What are the common signs of dyslexia?
About 60% of dyslexic people have phonological awareness difficulties in identifying and manipulating the sounds in words. This primarily affects the skills involved in accurate and fluent word reading and spelling. Other characteristic features of dyslexia are difficulties in verbal memory and verbal processing speed which affect sequencing, mental calculation, and completing work under time pressure. Dyslexia is not simply viewed as a literacy difficulty – some aspects of motor, organisational skills and numeracy may be affected. No two dyslexic people are the same and will not show the same traits.
Can dyslexia be ‘cured’?
Dyslexia is not an illness but a feature of the way some people learn. Each individual with dyslexia has a different profile of strengths and weaknesses. Difficulties experienced vary from slight to very severe disruption of learning. On the positive side, neurological differences are thought to give some dyslexic people visual, spatial and lateral thinking abilities that enable them to be successful in a wide range of careers. There is no complete ‘cure’ but the effects of dyslexia can be alleviated by skilled specialist teaching and a strong motivation to learn. However, even a ‘well compensated’ dyslexic may continue to have intransigent difficulties in some areas.
What causes dyslexia?
There are numerous causal theories but dyslexia is now firmly established as a congenital and developmental condition. After more than forty years of research, a definitive cause has not been confirmed, but the effect is neurological differences in the brain’s make-up. These differences bring about varying degrees of difficulty in learning when using words, and sometimes symbols.
Dyslexia can also be acquired by people who have lost some aspect of their literacy skills as a result of a brain injury caused by illness or accident, or where a condition such as otitis media [glue ear] has impeded normal literacy skills’ development. Some cases of acquired dyslexia display unusual types of difficulties with literacy and therefore require careful diagnostic assessment and specialised teaching and support programmes. Very understandably, people with acquired dyslexia can require a high degree of support and counselling. Their educational needs are usually long-term and the priority aim is for them to see themselves making progress.
At what age does dyslexia become a problem?
Because dyslexia is neurologically-based, children are born with it, but it is often only when formal education begins and they start learning using words and symbols, that dyslexia becomes a noticeable problem.
Recent research indicates that boys and girls are equally affected, but it is thought that girls may be better at compensating for their difficulties, so may be identified less frequently.
What is the incidence of dyslexia?
Approximately 10% percent of the population is thought to be dyslexic, with 4% being severely affected.
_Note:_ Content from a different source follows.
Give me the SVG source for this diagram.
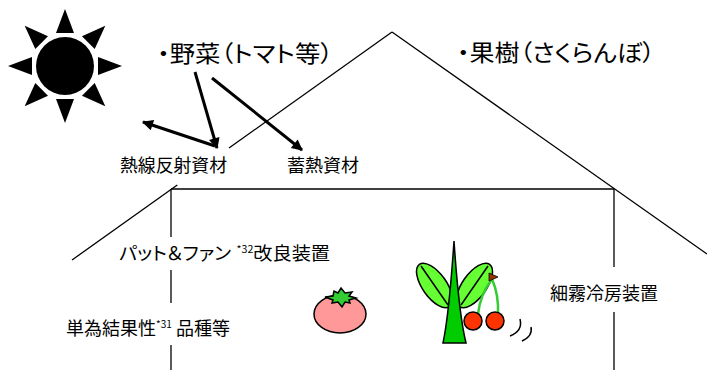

Some dyslexic children have behavioural problems which may be as a result of, but not caused by, dyslexia. Behavioural problems usually improve when appropriately structured, cumulative, multi-sensory teaching for reading, writing, spelling and basic mathematics is provided. If a child with dyslexia thinks s/he is no good at school work, s/he may look for other distractions in the lesson. Self-esteem depends on a sense of personal competence and this can be encouraged by giving genuine praise for good effort and achievement. The more a child can learn to do for his/herself, the higher his/her self-esteem, and it is then more likely that behaviour problems will diminish.
Does dyslexia exist in other languages?
Yes. Dyslexia even occurs in languages regarded as easier, such as Finnish, where mappings between sounds and letters are more consistent and therefore easier to ‘sound out’ than in English which has many irregularities. Dyslexia also exists in more difficult languages such as Chinese, where mappings between sounds and letters involve larger units of sound [syllables, prefixes, suffixes]. Dyslexia occurs at the same rate in these countries as in the UK.
Most researchers today agree that it is disordered language processing, and not visual difficulty, that is the primary cause of reading difficulties or dyslexia. However, many dyslexics find that coloured overlays or spectacles minimise eye strain or headache caused by reading. Some individuals find it particularly hard reading black print on a white background, as it appears to blur or move about. Others find red print difficult to see clearly. To determine the most effective colour for an individual, an Intuitive Colorimeter is used by some opticians. We recommend buying an inexpensive pack of coloured overlays first, to try out the different colours at home before committing to the purchase of more expensive tinted glasses. This is because, although many students will confidently wear them at school, others may refuse to wear them for fear of ridicule or teasing from their peers. Ophthalmologists may recommend tinted spectacles for clients with Scotopic Sensitivity Syndrome [often called Meares-Irlen Syndrome] who suffer from such effects due to photophobia [sensitivity to light].
Does having dyslexia limit career options?
No. Each dyslexic person has her/his own pattern of strengths and weaknesses. Many enjoy lateral thinking abilities and may shine in such fields as the arts, creativity, design, computing, engineering and sport. Appropriate identification and teaching can enable them to release their talents in wide-ranging careers. Many famous people with dyslexia have influenced our world today, including: Sir Richard Branson, Sir Winston Churchill, Albert Einstein, Thomas Edison, Walt Disney, Agatha Christie, Hans Christian Anderson, Pablo Picasso, Leonardo da Vinci, Tom Cruise, Susan Hampshire, Steve Jobs and many others.